In Luke Heng’s solo exhibition, Mechanics of the Snap, the artist makes paintings using an eclectic array of digital images sourced from both private and public realms. But what prompted the shift from abstraction to figuration in Heng’s paintings, and how much of a shift is it, really? The artist draws on several distinctive compositional processes to make these works. But what are these, and how do they contribute to our experience of the paintings? The exhibition is presented as being a study of support systems, both physical and psychological, and it is marked by moods of absence and anguish. But how can we speak about some ideas and experiences that have shaped these paintings, while still keeping them open to other possible readings? And what kinds of support systems are generative for painting in Singapore today? In this conversation, Luke Heng will respond to queries and propositions such as these, from fellow artist Jon Chan as well as art historian and curator Roger Nelson.
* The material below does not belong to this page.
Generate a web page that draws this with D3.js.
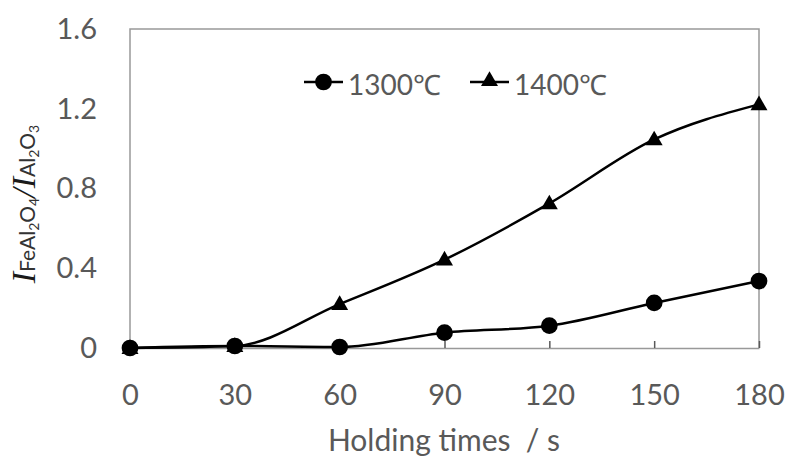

Luke Heng is an artist based in Singapore. By giving attention to the nuances of memory and the void, he employs painting as a structural framework to examine the delicate, often-illusory supports of perception. Utilizing images that are in circulation within the cultural archives, this process provides a form of resistance, anchoring the fleeting and immaterial in paint.
Jon Chan is an artist based in Singapore. He works through the dimensions of unsolicited real-time performances and the circulation of mediated images, but he does so primarily from the position of a painter.
Roger Nelson is an art historian and curator based in Singapore. He works on contemporary and modern art in Southeast Asia.